YOUR OBJECTIVE:
Data follows below. Repeat exactly the lines between the line holding "Write a Python" and the line holding "from matplotlib.ticker import MultipleLocator", inclusive, and nothing more; drop pictures.
START INPUT RECORDS
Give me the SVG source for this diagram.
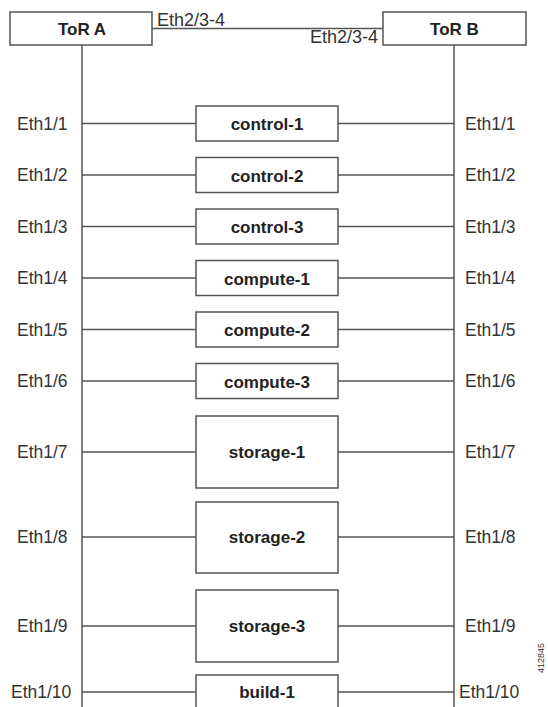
<svg xmlns="http://www.w3.org/2000/svg" width="548" height="707" viewBox="0 0 548 707">
<style>
.box{fill:#fff;stroke:#555;stroke-width:1.5}
.ln{stroke:#555;stroke-width:1.5;fill:none}
.nl{font-family:"Liberation Sans",Arial,sans-serif;font-size:17px;font-weight:bold;fill:#222;text-anchor:middle}
.pl{font-family:"Liberation Sans",Arial,sans-serif;font-size:17.5px;fill:#333}
.pr{font-family:"Liberation Sans",Arial,sans-serif;font-size:18px;fill:#333;text-anchor:end}
</style>
<rect width="548" height="707" fill="#fff"/>
<g id="connectors">
<line class="ln" x1="152" y1="28.5" x2="383" y2="28.5"/>
<line class="ln" x1="82" y1="45" x2="82" y2="707"/>
<line class="ln" x1="454" y1="45" x2="454" y2="707"/>
<line class="ln" x1="82" y1="123.5" x2="196" y2="123.5"/><line class="ln" x1="338" y1="123.5" x2="454" y2="123.5"/>
<line class="ln" x1="82" y1="175" x2="196" y2="175"/><line class="ln" x1="338" y1="175" x2="454" y2="175"/>
<line class="ln" x1="82" y1="226.5" x2="196" y2="226.5"/><line class="ln" x1="338" y1="226.5" x2="454" y2="226.5"/>
<line class="ln" x1="82" y1="278" x2="196" y2="278"/><line class="ln" x1="338" y1="278" x2="454" y2="278"/>
<line class="ln" x1="82" y1="329.5" x2="196" y2="329.5"/><line class="ln" x1="338" y1="329.5" x2="454" y2="329.5"/>
<line class="ln" x1="82" y1="381" x2="196" y2="381"/><line class="ln" x1="338" y1="381" x2="454" y2="381"/>
<line class="ln" x1="82" y1="452" x2="196" y2="452"/><line class="ln" x1="338" y1="452" x2="454" y2="452"/>
<line class="ln" x1="82" y1="537" x2="196" y2="537"/><line class="ln" x1="338" y1="537" x2="454" y2="537"/>
<line class="ln" x1="82" y1="626" x2="196" y2="626"/><line class="ln" x1="338" y1="626" x2="454" y2="626"/>
<line class="ln" x1="82" y1="692" x2="196" y2="692"/><line class="ln" x1="338" y1="692" x2="454" y2="692"/>
<text class="pl" x="157" y="26" style="font-size:18px">Eth2/3-4</text>
<text class="pr" x="378" y="43">Eth2/3-4</text>
</g>
<g id="tor-a"><rect class="box" x="10" y="12" width="142" height="33"/><text class="nl" x="82" y="35">ToR A</text></g>
<g id="tor-b"><rect class="box" x="383" y="12" width="143" height="33"/><text class="nl" x="454.5" y="35">ToR B</text></g>
<g id="ports-a">
<text class="pl" x="17" y="130">Eth1/1</text>
<text class="pl" x="17" y="181">Eth1/2</text>
<text class="pl" x="17" y="233">Eth1/3</text>
<text class="pl" x="17" y="284">Eth1/4</text>
<text class="pl" x="17" y="336">Eth1/5</text>
<text class="pl" x="17" y="387">Eth1/6</text>
<text class="pl" x="17" y="458">Eth1/7</text>
<text class="pl" x="17" y="543">Eth1/8</text>
<text class="pl" x="17" y="632">Eth1/9</text>
<text class="pl" x="11" y="698">Eth1/10</text>
</g>
<g id="ports-b">
<text class="pl" x="465" y="130">Eth1/1</text>
<text class="pl" x="465" y="181">Eth1/2</text>
<text class="pl" x="465" y="233">Eth1/3</text>
<text class="pl" x="465" y="284">Eth1/4</text>
<text class="pl" x="465" y="336">Eth1/5</text>
<text class="pl" x="465" y="387">Eth1/6</text>
<text class="pl" x="465" y="458">Eth1/7</text>
<text class="pl" x="465" y="543">Eth1/8</text>
<text class="pl" x="465" y="632">Eth1/9</text>
<text class="pl" x="459" y="698">Eth1/10</text>
</g>
<g id="control-1"><rect class="box" x="196" y="106" width="142" height="35"/><text class="nl" x="267" y="130">control-1</text></g>
<g id="control-2"><rect class="box" x="196" y="157.5" width="142" height="35"/><text class="nl" x="267" y="181.5">control-2</text></g>
<g id="control-3"><rect class="box" x="196" y="209" width="142" height="35"/><text class="nl" x="267" y="233">control-3</text></g>
<g id="compute-1"><rect class="box" x="196" y="260.5" width="142" height="35"/><text class="nl" x="267" y="284.5">compute-1</text></g>
<g id="compute-2"><rect class="box" x="196" y="312" width="142" height="35"/><text class="nl" x="267" y="336">compute-2</text></g>
<g id="compute-3"><rect class="box" x="196" y="363.5" width="142" height="35"/><text class="nl" x="267" y="387.5">compute-3</text></g>
<g id="storage-1"><rect class="box" x="196" y="416" width="142" height="72"/><text class="nl" x="267" y="458">storage-1</text></g>
<g id="storage-2"><rect class="box" x="196" y="502" width="142" height="71"/><text class="nl" x="267" y="543">storage-2</text></g>
<g id="storage-3"><rect class="box" x="196" y="590" width="142" height="72"/><text class="nl" x="267" y="632">storage-3</text></g>
<g id="build-1"><rect class="box" x="196" y="675" width="142" height="40"/><text class="nl" x="267" y="698">build-1</text></g>
<text x="544" y="658" transform="rotate(-90 544 658)" font-family="'Liberation Sans',Arial,sans-serif" font-size="9" fill="#333" text-anchor="middle">412845</text>
</svg>
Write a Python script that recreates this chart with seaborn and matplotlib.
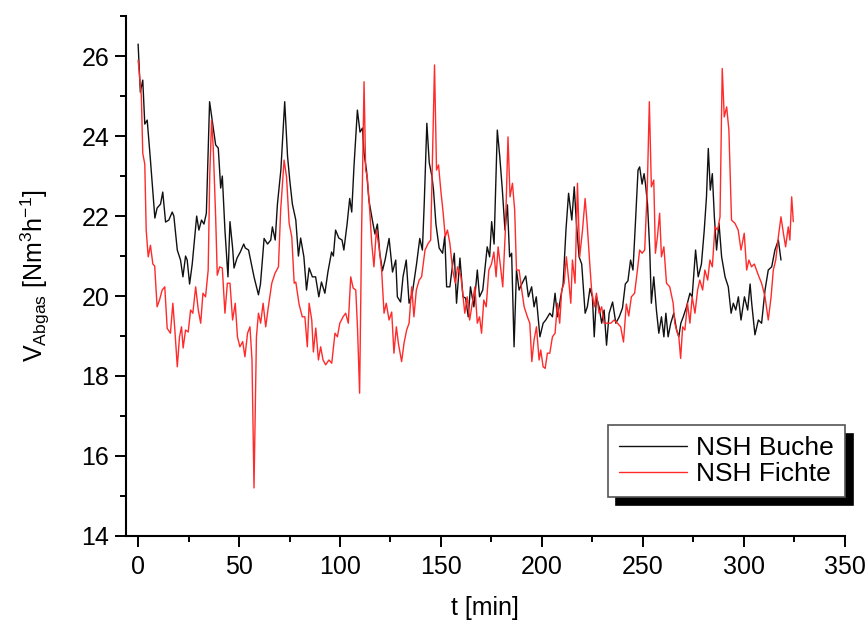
import numpy as np
import pandas as pd
import seaborn as sns
import matplotlib
matplotlib.use("Agg")
import matplotlib.pyplot as plt
from matplotlib.ticker import MultipleLocator


# NSH Buche (beech)
t_buche = [0, 1.1, 2.3, 3.3, 4.5, 6.1, 8.3, 9.4, 11.1, 12.2, 13.6, 15.2, 16.9, 17.7, 19.4, 21.0, 22.2, 23.5, 24.3, 25.5,
           26.8, 29.0, 30.1, 31.4, 32.6, 33.8, 35.4, 36.7, 38.4, 39.7, 40.9, 41.7, 43.0, 44.5, 45.5, 46.8, 47.5, 49.0, 50.6, 52.3,
           53.1, 54.7, 57.4, 59.6, 60.6, 62.4, 64.1, 65.7, 66.5, 67.9, 69.0, 70.7, 72.6, 74.0, 75.1, 76.4, 78.1, 79.4, 80.5, 82.1,
           83.4, 84.7, 86.3, 87.9, 89.5, 90.8, 92.5, 94.0, 95.8, 96.7, 97.8, 99.4, 101.0, 101.9, 103.5, 104.8, 105.8, 106.9, 108.6, 109.9,
           111.1, 111.9, 113.1, 114.3, 116.0, 117.3, 118.5, 119.7, 121.0, 122.3, 124.3, 126.0, 127.6, 128.4, 130.0, 131.2, 132.8, 134.2, 135.8, 137.9,
           139.5, 140.8, 141.7, 143.0, 144.2, 145.5, 146.3, 147.5, 149.1, 150.8, 151.9, 152.8, 154.4, 155.8, 156.6, 157.7, 159.4, 160.9, 162.2, 163.5,
           164.6, 166.3, 168.0, 169.1, 170.7, 172.9, 174.1, 175.1, 176.3, 177.9, 179.1, 180.4, 181.7, 182.9, 184.0, 185.0, 186.2, 187.4, 188.7, 190.0,
           192.0, 193.3, 194.9, 196.1, 197.2, 199.0, 200.6, 201.9, 203.9, 205.2, 206.5, 207.7, 209.3, 210.5, 211.9, 213.2, 214.8, 216.0, 217.1, 218.4,
           219.7, 221.4, 222.5, 223.8, 225.0, 225.9, 227.0, 228.3, 229.6, 230.8, 232.0, 233.3, 235.0, 236.6, 238.3, 239.9, 241.3, 242.6, 243.9, 245.1,
           246.3, 247.6, 248.4, 249.6, 250.6, 251.3, 252.3, 253.4, 254.2, 255.4, 256.7, 257.9, 259.2, 260.4, 261.4, 262.5, 263.8, 265.3, 266.7, 267.8,
           268.8, 270.0, 271.6, 273.3, 274.4, 276.1, 277.4, 279.0, 280.4, 281.5, 282.4, 283.4, 284.4, 285.4, 286.5, 287.7, 289.0, 290.7, 292.3, 293.7,
           294.8, 296.0, 297.3, 298.6, 300.3, 301.9, 303.1, 303.9, 305.5, 307.2, 308.8, 310.5, 312.1, 313.8, 315.4, 317.1, 318.4]
v_buche = [26.3, 25.1, 25.4, 24.3, 24.4, 23.4, 21.95, 22.2, 22.3, 22.6, 21.85, 21.9, 22.1, 22.0, 21.15, 20.9, 20.48, 21.0, 20.9, 20.3,
           20.8, 22.0, 21.65, 21.9, 21.8, 22.07, 24.86, 24.4, 23.78, 23.7, 22.7, 23.0, 21.65, 20.48, 21.86, 21.2, 20.7, 20.95, 21.1, 21.3,
           21.2, 21.15, 20.48, 20.03, 20.3, 21.44, 21.3, 21.4, 21.73, 21.4, 22.3, 23.15, 24.86, 23.5, 22.9, 22.3, 21.9, 21.0, 21.45, 20.98,
           20.15, 20.7, 20.48, 20.48, 19.98, 20.35, 20.07, 20.6, 21.1, 21.0, 21.65, 21.45, 21.4, 21.15, 21.8, 22.44, 22.1, 23.23, 24.65, 24.1,
           24.2, 23.57, 23.15, 22.4, 21.9, 21.55, 21.8, 21.07, 20.63, 20.9, 21.44, 20.6, 20.9, 19.98, 19.85, 20.48, 20.9, 19.82, 20.07, 20.8,
           21.44, 21.15, 22.3, 24.32, 23.33, 23.0, 22.65, 21.8, 21.2, 21.07, 21.5, 20.23, 20.23, 20.8, 21.07, 19.82, 20.95, 19.98, 19.95, 19.48,
           20.23, 19.73, 20.65, 19.98, 20.15, 21.23, 20.98, 21.86, 21.3, 24.15, 23.5, 22.65, 21.65, 22.28, 20.98, 21.07, 18.73, 20.65, 20.15, 20.3,
           20.5, 19.98, 20.23, 19.73, 19.98, 18.98, 19.32, 19.4, 19.57, 19.48, 20.07, 19.48, 19.98, 20.3, 21.65, 22.57, 21.9, 22.73, 21.82, 20.98,
           20.8, 19.57, 19.73, 20.19, 19.98, 18.98, 19.98, 19.73, 19.32, 19.65, 18.77, 19.57, 19.85, 19.32, 19.48, 19.7, 20.3, 20.38, 20.9, 20.65,
           21.82, 23.15, 23.23, 22.8, 23.06, 22.8, 22.3, 21.15, 19.82, 20.48, 19.65, 19.07, 19.48, 18.98, 19.57, 18.98, 19.32, 19.57, 19.15, 18.98,
           19.32, 19.48, 19.73, 20.07, 19.98, 21.15, 20.48, 20.8, 21.65, 22.48, 23.69, 22.65, 23.06, 21.98, 21.15, 21.82, 20.98, 20.48, 20.23, 19.57,
           19.82, 19.65, 19.98, 19.4, 19.98, 19.65, 20.3, 19.82, 19.03, 19.4, 19.32, 20.15, 20.65, 20.73, 21.15, 21.4, 20.9]

# NSH Fichte (spruce)
t_fichte = [0, 1.6, 2.3, 3.3, 4.0, 5.0, 6.1, 7.3, 8.2, 9.4, 10.6, 11.9, 13.2, 14.4, 16.0, 17.2, 18.2, 19.4, 20.5, 21.5,
            22.3, 23.5, 24.8, 26.0, 27.1, 28.5, 29.8, 31.0, 32.1, 33.4, 34.7, 35.5, 36.4, 37.2, 38.4, 39.2, 40.4, 41.7, 43.0, 44.2,
            45.5, 46.8, 48.1, 49.2, 50.4, 51.8, 52.9, 54.2, 55.4, 56.4, 57.4, 58.6, 59.6, 60.7, 61.9, 63.2, 64.5, 66.2, 67.8, 69.5,
            70.6, 72.3, 73.5, 74.8, 76.1, 77.3, 78.1, 79.7, 81.3, 82.6, 83.8, 84.7, 86.0, 86.8, 88.0, 89.3, 90.4, 91.6, 92.9, 94.5,
            95.9, 97.5, 98.7, 99.9, 101.5, 102.8, 104.1, 105.3, 106.5, 107.8, 108.7, 109.7, 110.7, 111.9, 112.7, 113.5, 114.7, 115.7, 116.8, 118.0,
            119.3, 120.6, 121.8, 122.9, 124.3, 125.6, 126.7, 127.9, 128.9, 130.5, 131.7, 133.0, 134.2, 135.5, 136.6, 137.8, 139.2, 140.4, 142.1, 143.7,
            144.9, 145.7, 146.8, 147.8, 148.8, 149.9, 151.1, 152.1, 153.2, 154.4, 155.8, 157.1, 158.2, 159.9, 161.8, 163.0, 164.2, 165.5, 166.8, 168.0,
            169.1, 170.1, 171.2, 172.4, 173.7, 175.0, 176.2, 177.3, 178.3, 179.5, 180.6, 181.9, 183.2, 184.2, 185.4, 186.5, 187.4, 188.7, 190.0, 191.2,
            192.8, 194.0, 195.0, 196.1, 197.3, 198.6, 199.4, 200.6, 201.6, 202.7, 203.9, 205.2, 206.5, 207.7, 208.8, 209.8, 211.0, 212.1, 213.4, 214.3,
            215.1, 216.4, 217.6, 218.7, 220.1, 221.4, 222.5, 223.7, 224.6, 225.9, 227.0, 228.3, 229.6, 230.8, 232.4, 234.1, 235.7, 237.4, 239.0, 240.4,
            241.8, 243.0, 244.3, 245.9, 247.3, 248.4, 249.6, 250.9, 252.2, 253.2, 254.2, 255.4, 256.2, 257.2, 258.3, 259.2, 260.4, 261.7, 263.3, 265.0,
            265.8, 266.7, 267.8, 268.7, 269.7, 270.8, 272.1, 273.3, 274.4, 275.8, 277.1, 278.2, 279.6, 280.7, 282.1, 283.2, 284.4, 285.7, 287.0, 288.2,
            289.3, 290.3, 291.5, 292.6, 293.9, 295.6, 297.2, 298.6, 300.2, 301.4, 302.5, 303.8, 305.2, 306.3, 307.5, 308.8, 310.5, 312.1, 313.5, 314.6,
            315.8, 317.1, 318.4, 319.6, 320.7, 322.0, 322.8, 323.7, 324.5]
v_fichte = [25.9, 25.0, 23.57, 23.3, 21.65, 20.98, 21.27, 20.8, 20.75, 19.73, 19.9, 20.15, 20.23, 19.19, 19.07, 19.82, 19.15, 18.23, 18.98, 19.23,
            18.7, 19.15, 19.1, 19.65, 19.57, 20.23, 19.65, 19.32, 20.07, 19.98, 20.65, 23.07, 24.4, 23.73, 21.98, 20.52, 20.73, 20.7, 19.57, 20.32,
            20.32, 19.4, 19.82, 18.98, 18.73, 18.86, 18.48, 19.07, 19.23, 18.4, 15.2, 18.98, 19.57, 19.32, 19.82, 19.23, 19.73, 20.32, 20.57, 20.73,
            22.15, 23.4, 22.98, 21.82, 21.48, 20.32, 20.35, 19.8, 19.48, 19.48, 18.73, 19.82, 19.4, 18.6, 19.2, 18.4, 18.73, 18.4, 18.28, 18.4,
            18.32, 19.07, 18.98, 19.32, 19.48, 19.57, 19.32, 20.48, 20.2, 20.15, 19.15, 17.57, 21.65, 25.36, 23.15, 22.98, 22.15, 21.32, 20.73, 21.65,
            21.23, 20.65, 19.57, 19.82, 19.4, 19.6, 18.57, 19.23, 18.82, 18.36, 18.82, 19.15, 19.32, 20.23, 19.48, 20.15, 20.4, 20.48, 21.15, 21.32,
            21.4, 23.23, 25.78, 23.15, 23.28, 22.65, 22.07, 21.48, 21.65, 21.32, 20.65, 20.32, 20.73, 20.48, 19.57, 19.98, 19.4, 19.82, 20.23, 19.32,
            19.48, 19.07, 19.9, 19.73, 20.65, 20.8, 21.1, 20.48, 21.23, 20.73, 20.23, 21.65, 23.98, 22.48, 22.82, 22.15, 20.65, 20.65, 20.15, 19.73,
            19.48, 19.32, 18.36, 18.9, 19.23, 18.4, 18.65, 18.23, 18.19, 18.57, 18.57, 18.98, 19.07, 19.82, 19.32, 20.15, 20.32, 20.98, 20.32, 19.82,
            20.9, 20.32, 22.82, 20.98, 21.65, 22.44, 21.73, 20.8, 20.15, 19.73, 20.07, 19.57, 19.73, 19.32, 19.32, 19.32, 19.4, 19.32, 19.23, 18.85,
            19.8, 19.5, 19.98, 20.07, 20.65, 21.15, 21.07, 21.15, 22.73, 24.86, 22.73, 22.9, 21.07, 21.48, 22.07, 20.98, 21.23, 20.32, 20.23, 19.82,
            19.32, 19.15, 18.98, 18.44, 19.23, 19.15, 19.82, 19.32, 19.98, 19.57, 20.15, 20.4, 20.15, 20.65, 20.4, 20.9, 20.73, 21.73, 21.65, 21.98,
            25.69, 24.48, 24.73, 24.15, 21.9, 21.82, 21.65, 21.15, 21.57, 20.65, 20.9, 20.73, 20.8, 20.65, 20.48, 20.32, 19.98, 19.4, 19.98, 20.65,
            20.9, 21.48, 21.98, 21.57, 21.23, 21.73, 21.4, 22.48, 21.86]

df = pd.concat([
    pd.DataFrame({"t": t_buche, "v": v_buche, "Probe": "NSH Buche"}),
    pd.DataFrame({"t": t_fichte, "v": v_fichte, "Probe": "NSH Fichte"}),
])

sns.set_style("ticks")
plt.rcParams["font.family"] = ["Liberation Sans", "DejaVu Sans"]
plt.rcParams["text.color"] = "black"
plt.rcParams["axes.labelcolor"] = "black"

fig = plt.figure(figsize=(8.66, 6.21), dpi=100)
ax = fig.add_axes([0.1455, 0.137, 0.830, 0.837])

sns.lineplot(data=df, x="t", y="v", hue="Probe", palette={"NSH Buche": "#111111", "NSH Fichte": "#ff2a2a"},
             estimator=None, sort=False, linewidth=1.0, ax=ax)

ax.set_xlim(-6, 350)
ax.set_ylim(14, 27)
ax.xaxis.set_major_locator(MultipleLocator(50))
ax.xaxis.set_minor_locator(MultipleLocator(25))
ax.yaxis.set_major_locator(MultipleLocator(2))
ax.yaxis.set_minor_locator(MultipleLocator(1))
ax.tick_params(which="major", length=8, width=1.4, labelsize=18, direction="out", colors="black")
ax.tick_params(axis="x", which="major", pad=6)
ax.tick_params(axis="y", which="major", pad=4)
ax.tick_params(which="minor", length=4, width=1.4, direction="out", colors="black")
for s in ["left", "bottom"]:
    ax.spines[s].set_linewidth(1.5)
    ax.spines[s].set_color("black")
sns.despine(ax=ax)

ax.set_xlabel("t [min]", fontsize=18, labelpad=12)
ax.set_ylabel(r"V$_{\mathregular{Abgas}}$ [Nm$^{\mathregular{3}}$h$^{\mathregular{-1}}$]", fontsize=18, labelpad=21)

leg = ax.legend(loc="lower right", bbox_to_anchor=(1.0, 0.075), borderaxespad=0, fontsize=19,
                fancybox=False, edgecolor="#555555", framealpha=1, handlelength=2.6, handletextpad=0.35,
                borderpad=0.4, labelspacing=0.1,
                shadow={"ox": 6, "oy": -6, "facecolor": "black", "edgecolor": "black", "alpha": 1})
leg.get_frame().set_linewidth(1.2)

fig.savefig("out.png", dpi=100)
END INPUT RECORDS
RESULT OF THE TASK:
Write a Python script that recreates this chart with seaborn and matplotlib.
import numpy as np
import pandas as pd
import seaborn as sns
import matplotlib
matplotlib.use("Agg")
import matplotlib.pyplot as plt
from matplotlib.ticker import MultipleLocator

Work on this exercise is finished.